- Requirements
Using the listing below, please gather every line containing the word "Apache".

- Source data
↓↓↓
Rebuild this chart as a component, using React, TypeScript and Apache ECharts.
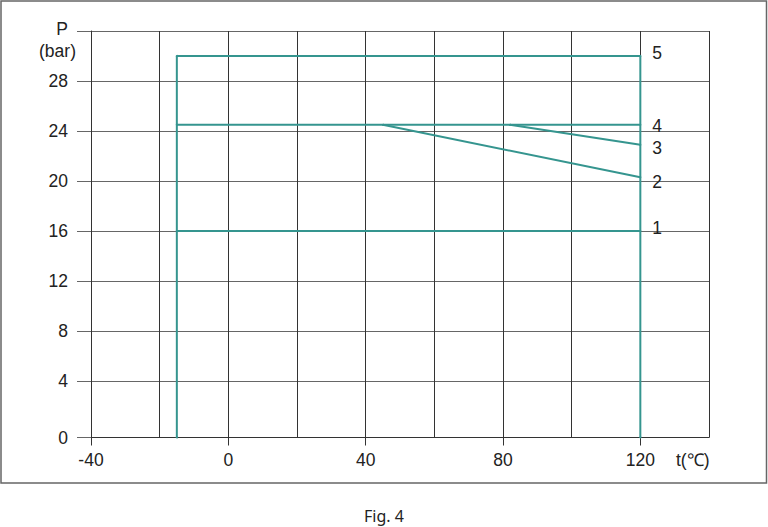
import React, { useEffect, useRef } from "react";
import * as echarts from "echarts";

// Temperature (°C) / pressure (bar) data for each numbered curve
const LINE1_T = [-15, 120];
const LINE1_P = [16, 16];
const LINE2_T = [45, 120];
const LINE2_P = [24.5, 20.3];
const LINE3_T = [82, 120];
const LINE3_P = [24.5, 22.9];
const LINE4_T = [-15, 120];
const LINE4_P = [24.5, 24.5];
const LINE5_T = [-15, -15, 120, 120];
const LINE5_P = [0, 30, 30, 0];

const CURVE_NAMES = ["1", "2", "3", "4", "5"];

// Axis ticks
const X_TICKS = [-40, 0, 40, 80, 120];
const Y_TICKS = [0, 4, 8, 12, 16, 20, 24, 28, 32];
const Y_TICK_LABELS = ["0", "4", "8", "12", "16", "20", "24", "28", ""];

// the printed figure places its "0" baseline slightly below the linear scale
const Y_AXIS_MIN = -0.5;
const Y_AXIS_MAX = 32;

const TEAL = "#35958f";
const TEXT = "#222";
const FONT = "Liberation Sans, Arial, sans-serif";

function App() {
  const ref = useRef<HTMLDivElement>(null);

  useEffect(() => {
    document.body.style.margin = "0";
    if (!ref.current) return;
    const chart = echarts.init(ref.current, null, { renderer: "svg" });

    const toY = (p: number) => (p === 0 ? Y_AXIS_MIN : p);
    const yTickVals = Y_TICKS.map(toY);

    const labelShift: Record<string, number> = {
      "1": -3,
      "2": 5,
      "3": 3,
      "4": 1,
      "5": -3,
    };

    const build = (ts: number[], ps: number[], name: string, labelIdx: number) =>
      ts.map((t, i) => {
        const item: any = { value: [t, toY(ps[i])] };
        if (i === labelIdx) {
          item.label = {
            show: true,
            formatter: name,
            position: [13, 1 + labelShift[name]],
            align: "left",
            verticalAlign: "middle",
            color: TEXT,
            fontSize: 17.5,
            fontFamily: FONT,
          };
        }
        return item;
      });

    const curves = [
      build(LINE1_T, LINE1_P, CURVE_NAMES[0], 1),
      build(LINE2_T, LINE2_P, CURVE_NAMES[1], 1),
      build(LINE3_T, LINE3_P, CURVE_NAMES[2], 1),
      build(LINE4_T, LINE4_P, CURVE_NAMES[3], 1),
      build(LINE5_T, LINE5_P, CURVE_NAMES[4], 2),
    ];

    chart.setOption({
      animation: false,
      grid: { left: 91, right: 59, top: 31, bottom: 89.5, containLabel: false },
      xAxis: [
        {
          type: "value",
          min: -40,
          max: 140,
          interval: 20,
          position: "bottom",
          axisLine: { show: true, onZero: false, lineStyle: { color: "#333", width: 1 } },
          axisTick: {
            show: true,
            customValues: X_TICKS,
            length: 8,
            lineStyle: { color: "#333", width: 1 },
          },
          axisLabel: {
            customValues: X_TICKS,
            margin: 13,
            color: TEXT,
            fontSize: 17.5,
            fontFamily: FONT,
          },
          splitLine: { show: false },
        },
        {
          type: "value",
          min: -40,
          max: 140,
          interval: 20,
          position: "bottom",
          axisLine: { show: false, onZero: false },
          axisTick: { show: false },
          axisLabel: { show: false },
          splitLine: { show: true, lineStyle: { color: "#333", width: 1 } },
        },
      ],
      yAxis: {
        type: "value",
        min: Y_AXIS_MIN,
        max: Y_AXIS_MAX,
        axisLine: { show: true, onZero: false, lineStyle: { color: "#333", width: 1 } },
        axisTick: {
          show: true,
          customValues: yTickVals,
          length: 14,
          lineStyle: { color: "#666", width: 1 },
        },
        axisLabel: {
          customValues: yTickVals,
          margin: 23,
          color: TEXT,
          fontSize: 17.5,
          fontFamily: FONT,
          formatter: (v: number) => {
            const idx = yTickVals.findIndex((x) => Math.abs(x - v) < 1e-6);
            return idx >= 0 ? Y_TICK_LABELS[idx] : "";
          },
        },
        splitLine: { show: true, lineStyle: { color: "#666", width: 1 } },
      },
      series: curves.map((data, i) => ({
        type: "line",
        name: CURVE_NAMES[i],
        xAxisIndex: 0,
        data,
        showSymbol: true,
        symbol: "circle",
        symbolSize: 2,
        itemStyle: { color: TEAL },
        silent: true,
        z: 3,
        lineStyle: { color: TEAL, width: 2 },
        labelLayout: { hideOverlap: false },
      })),
      graphic: [
        {
          type: "rect",
          shape: { x: 1, y: 1, width: 765.5, height: 482 },
          style: { fill: "none", stroke: "#666", lineWidth: 1.5 },
          silent: true,
          z: -1,
        },
        {
          type: "text",
          x: 68,
          y: 29,
          style: {
            text: "P",
            fill: TEXT,
            fontSize: 17.5,
            fontFamily: FONT,
            align: "right",
            verticalAlign: "middle",
          },
        },
        {
          type: "text",
          x: 76,
          y: 51,
          style: {
            text: "(bar)",
            fill: TEXT,
            fontSize: 17.5,
            fontFamily: FONT,
            align: "right",
            verticalAlign: "middle",
          },
        },
        {
          type: "text",
          x: 676,
          y: 460,
          style: {
            text: "t(℃)",
            fill: TEXT,
            fontSize: 17.5,
            fontFamily: FONT,
            align: "left",
            verticalAlign: "middle",
          },
        },
        {
          type: "text",
          x: 384,
          y: 516,
          style: {
            text: "Fig. 4",
            fill: TEXT,
            fontSize: 16,
            fontFamily: "Noto Sans, sans-serif",
            align: "center",
            verticalAlign: "middle",
          },
        },
      ],
    });

    return () => chart.dispose();
  }, []);

  return <div ref={ref} style={{ width: 768, height: 527 }} />;
}

export default App;
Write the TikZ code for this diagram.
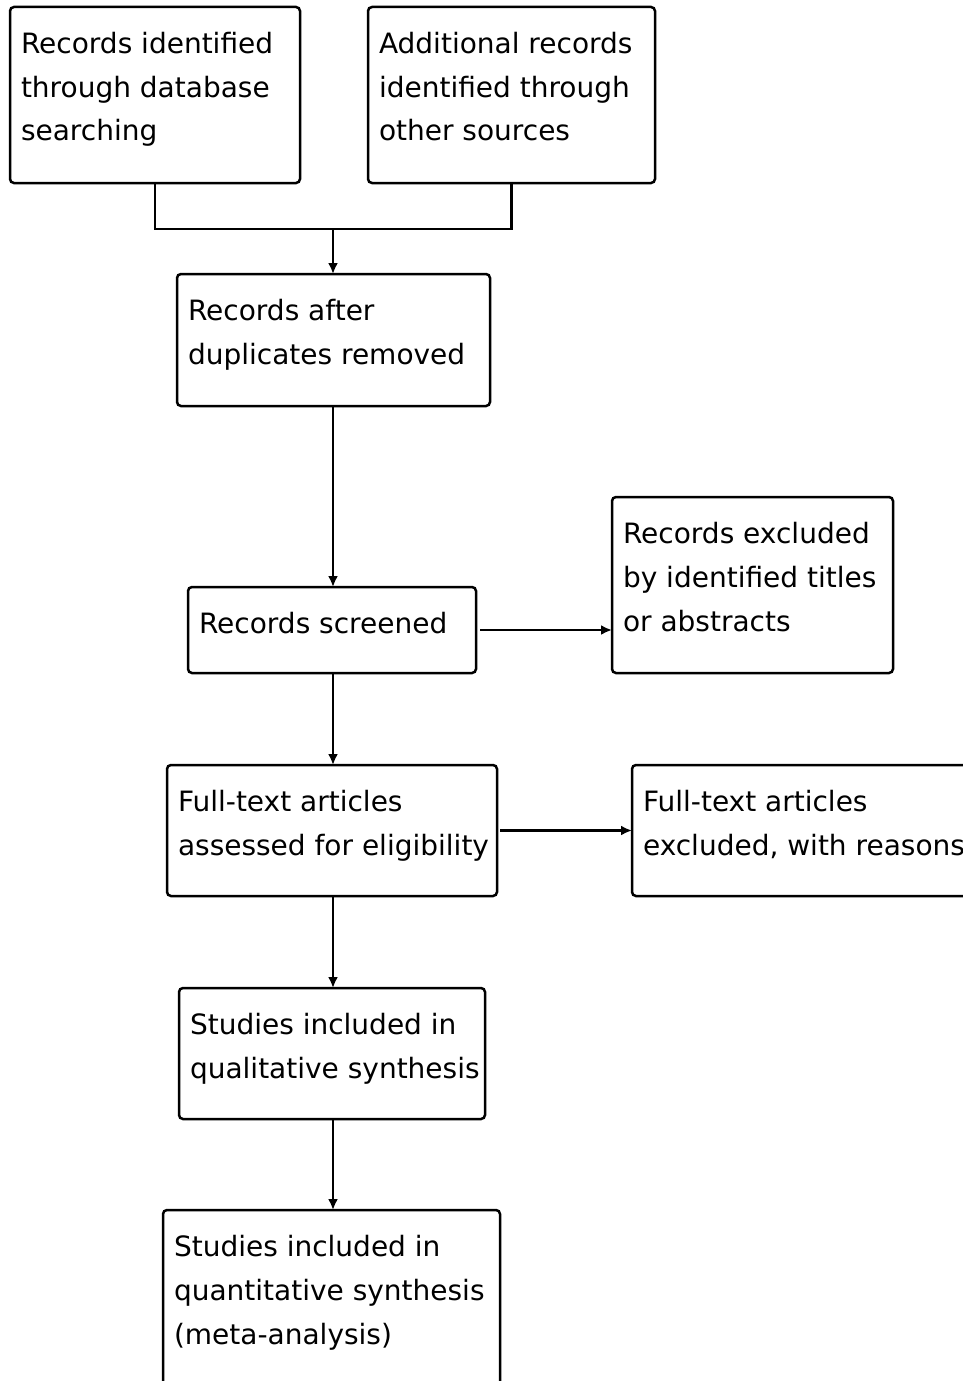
\documentclass[tikz,border=0pt]{standalone}
\usepackage{fontspec}
\setmainfont{DejaVu Sans}
\usetikzlibrary{arrows.meta}
\newcommand{\boxtext}[3]{\parbox[c][#1pt][t]{#2pt}{\leftskip=10pt\rightskip=0pt plus 1fil\parfillskip=0pt plus 1fil\fontsize{28}{44}\selectfont\rule{0pt}{46pt}#3}}
\hbadness=10000
\hfuzz=80pt
\tikzset{
  flowbox/.style={rectangle, rounded corners=4pt,
    draw=black, line width=2.5pt, inner sep=0pt, outer sep=0pt, anchor=north west},
  conn/.style={line width=2.5pt, draw=black},
  arr/.style={conn, -{Latex[length=11pt,width=10pt]}}
}
\begin{document}
\begin{tikzpicture}[x=1pt,y=-1pt]
\clip (0,0) rectangle (963,1381);
\fill[white] (0,0) rectangle (963,1381);
\node[flowbox, minimum width=290pt, minimum height=176pt] (b1) at (10,7)
  {\boxtext{176}{288}{Records identified\\through database\\searching}};
\node[flowbox, minimum width=287pt, minimum height=176pt] (b2) at (368,7)
  {\boxtext{176}{285}{Additional records\\identified through\\other sources}};
\node[flowbox, minimum width=313pt, minimum height=132pt] (b3) at (177,274)
  {\boxtext{132}{311}{Records after\\duplicates removed}};
\node[flowbox, minimum width=288pt, minimum height=86pt] (b4) at (188,587)
  {\boxtext{86}{286}{Records screened}};
\node[flowbox, minimum width=281pt, minimum height=176pt] (b5) at (612,497)
  {\boxtext{176}{279}{Records excluded\\by identified titles\\or abstracts}};
\node[flowbox, minimum width=330pt, minimum height=131pt] (b6) at (167,765)
  {\boxtext{131}{328}{Full-text articles\\assessed for eligibility}};
\node[flowbox, minimum width=360pt, minimum height=131pt] (b7) at (632,765)
  {\boxtext{131}{358}{Full-text articles\\excluded, with reasons}};
\node[flowbox, minimum width=306pt, minimum height=131pt] (b8) at (179,988)
  {\boxtext{131}{304}{Studies included in\\qualitative synthesis}};
\node[flowbox, minimum width=337pt, minimum height=176pt] (b9) at (163,1210)
  {\boxtext{176}{335}{Studies included in\\quantitative synthesis\\(meta-analysis)}};
\coordinate (j) at (333,229);
\draw[conn] (b1.south) |- (j) -| (b2.south);
\draw[arr] (j) -- (j |- b3.north);
\draw[arr] (b3.south -| j) -- (b4.north -| j);
\draw[arr] ([xshift=4pt]b4.east) -- (b4.east -| b5.west);
\draw[arr] ([xshift=3pt]b6.east) -- (b6.east -| b7.west);
\draw[arr] (b4.south -| j) -- (b6.north -| j);
\draw[arr] (b6.south -| j) -- (b8.north -| j);
\draw[arr] (b8.south -| j) -- (b9.north -| j);
\end{tikzpicture}
\end{document}
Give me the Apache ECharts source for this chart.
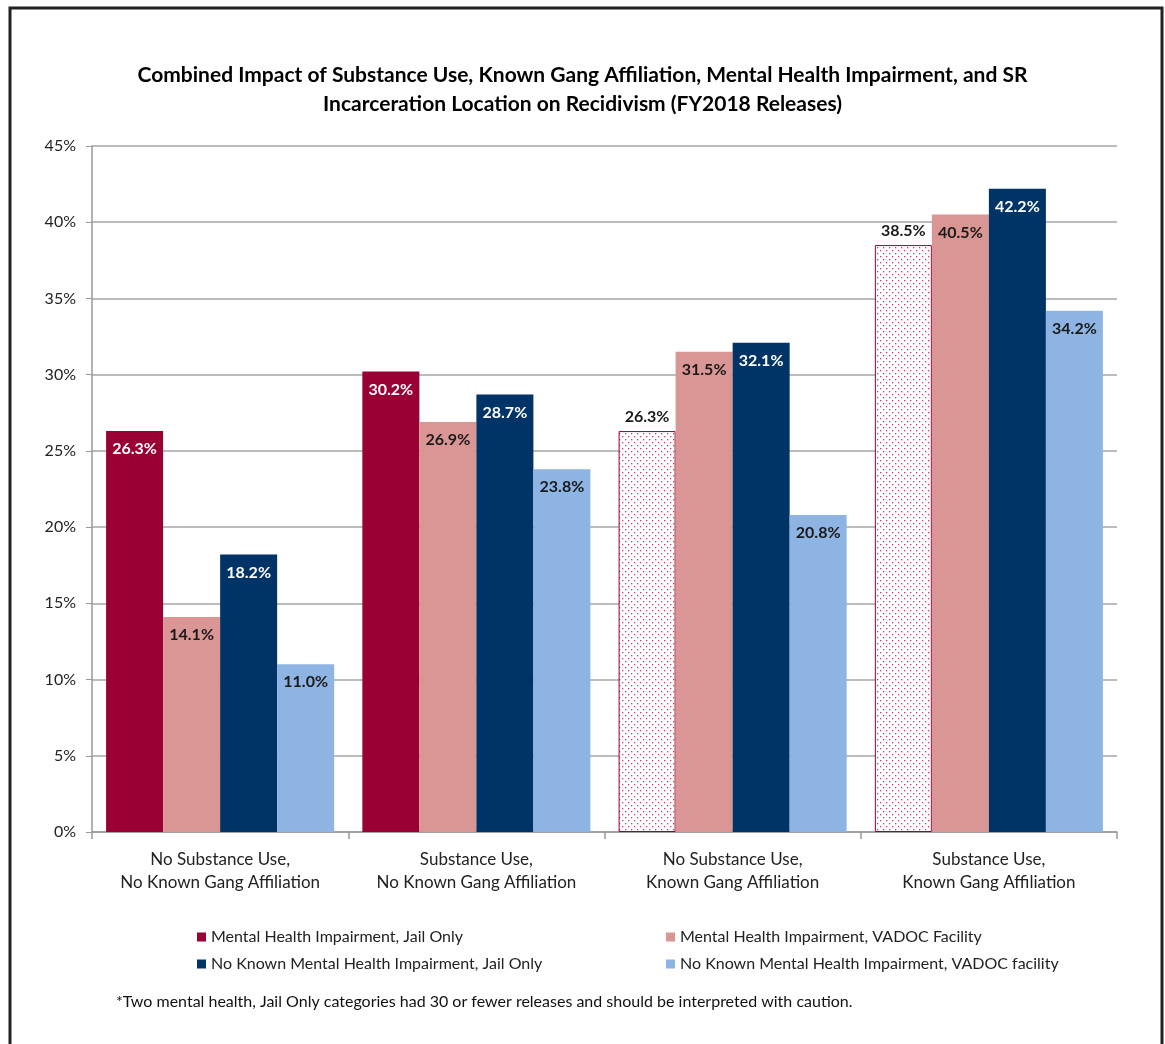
<!DOCTYPE html>
<html>
<head>
<meta charset="utf-8">
<script src="https://cdn.jsdelivr.net/npm/echarts@6/dist/echarts.min.js"></script>
<style>
  html, body { margin: 0; padding: 0; background: #fff; }
  #chart { width: 1165px; height: 1044px; }
</style>
</head>
<body>
<div id="chart"></div>
<script>
// categories
const categories = [
  'No Substance Use,\nNo Known Gang Affiliation',
  'Substance Use,\nNo Known Gang Affiliation',
  'No Substance Use,\nKnown Gang Affiliation',
  'Substance Use,\nKnown Gang Affiliation'
];
// series values (%)
const mhJail = [26.3, 30.2, 26.3, 38.5];
const mhVadoc = [14.1, 26.9, 31.5, 40.5];
const noMhJail = [18.2, 28.7, 32.1, 42.2];
const noMhVadoc = [11.0, 23.8, 20.8, 34.2];
// which mhJail bars are "interpret with caution" (dotted)
const cautionIdx = [2, 3];

const seriesNames = [
  'Mental Health Impairment, Jail Only',
  'Mental Health Impairment, VADOC Facility',
  'No Known Mental Health Impairment, Jail Only',
  'No Known Mental Health Impairment, VADOC facility'
];

const FONT = 'Lato, "Noto Sans", sans-serif';
const crimson = '#990033';

// 小圆点填充
function dotPattern() {
  const c = document.createElement('canvas');
  c.width = 6; c.height = 6;
  const ctx = c.getContext('2d');
  ctx.fillStyle = '#ffffff';
  ctx.fillRect(0, 0, 6, 6);
  ctx.fillStyle = '#c8406a';
  ctx.fillRect(1, 1, 1.3, 1.3);
  ctx.fillRect(4, 4, 1.3, 1.3);
  return c;
}
const pattern = { image: dotPattern(), repeat: 'repeat' };

const chart = echarts.init(document.getElementById('chart'));

const innerLabel = (color) => ({
  show: true,
  position: 'insideTop',
  distance: 10,
  formatter: (p) => p.value.toFixed(1) + '%',
  color: color,
  fontFamily: FONT,
  fontWeight: 'bold',
  fontSize: 16
});

const mhJailData = mhJail.map((v, i) => {
  if (cautionIdx.indexOf(i) >= 0) {
    return {
      value: v,
      itemStyle: { color: pattern, borderColor: crimson, borderWidth: 1 },
      label: { position: 'top', distance: 6, color: '#1a1a1a' }
    };
  }
  return v;
});

const legendText = { fontFamily: FONT, fontSize: 16, color: '#222' };

const option = {
  backgroundColor: '#fff',
  animation: false,
  title: {
    text: 'Combined Impact of Substance Use, Known Gang Affiliation, Mental Health Impairment, and SR\nIncarceration Location on Recidivism (FY2018 Releases)',
    left: 'center',
    top: 56,
    textStyle: {
      fontFamily: FONT,
      fontSize: 21,
      fontWeight: 'bold',
      color: '#000',
      lineHeight: 29,
      align: 'center'
    }
  },
  legend: [
    {
      data: [seriesNames[0], seriesNames[2]],
      orient: 'vertical',
      left: 192,
      top: 924,
      itemWidth: 9,
      itemHeight: 9,
      itemGap: 11,
      icon: 'rect',
      textStyle: legendText
    },
    {
      data: [seriesNames[1], seriesNames[3]],
      orient: 'vertical',
      left: 661,
      top: 924,
      itemWidth: 9,
      itemHeight: 9,
      itemGap: 11,
      icon: 'rect',
      textStyle: legendText
    }
  ],
  grid: { left: 92, right: 48, top: 146, bottom: 212 },
  xAxis: {
    type: 'category',
    data: categories,
    axisLine: { lineStyle: { color: '#999', width: 1.5 } },
    axisTick: { show: true, interval: 0, length: 7, lineStyle: { color: '#999', width: 1.5 } },
    axisLabel: {
      interval: 0,
      margin: 16,
      fontFamily: FONT,
      fontSize: 17,
      lineHeight: 23,
      color: '#222'
    }
  },
  yAxis: {
    type: 'value',
    min: 0,
    max: 45,
    interval: 5,
    axisLine: { show: true, lineStyle: { color: '#999', width: 1.5 } },
    axisTick: { show: true, length: 6, lineStyle: { color: '#999' } },
    axisLabel: {
      formatter: '{value}%',
      margin: 16,
      fontFamily: FONT,
      fontSize: 16,
      color: '#222'
    },
    splitLine: { lineStyle: { color: '#a6a6a6', width: 1.5 } }
  },
  series: [
    {
      name: seriesNames[0], type: 'bar', data: mhJailData,
      barGap: '0%', barCategoryGap: '11%',
      itemStyle: { color: crimson },
      label: innerLabel('#fff')
    },
    {
      name: seriesNames[1], type: 'bar', data: mhVadoc,
      itemStyle: { color: '#d99694' },
      label: innerLabel('#1a1a1a')
    },
    {
      name: seriesNames[2], type: 'bar', data: noMhJail,
      itemStyle: { color: '#003366' },
      label: innerLabel('#fff')
    },
    {
      name: seriesNames[3], type: 'bar', data: noMhVadoc,
      itemStyle: { color: '#8eb4e3' },
      label: innerLabel('#1a1a1a')
    }
  ],
  graphic: [
    {
      type: 'rect',
      shape: { x: 10, y: 8, width: 1152, height: 1060 },
      style: { fill: null, stroke: '#222', lineWidth: 3 },
      silent: true
    },
    {
      type: 'text',
      left: 116,
      top: 994,
      style: {
        text: '*Two mental health, Jail Only categories had 30 or fewer releases and should be interpreted with caution.',
        fontFamily: FONT,
        fontSize: 16,
        fill: '#111'
      }
    }
  ]
};

chart.setOption(option);
</script>
</body>
</html>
↑↑↑
- Final answer
Rebuild this chart as a component, using React, TypeScript and Apache ECharts.
Give me the Apache ECharts source for this chart.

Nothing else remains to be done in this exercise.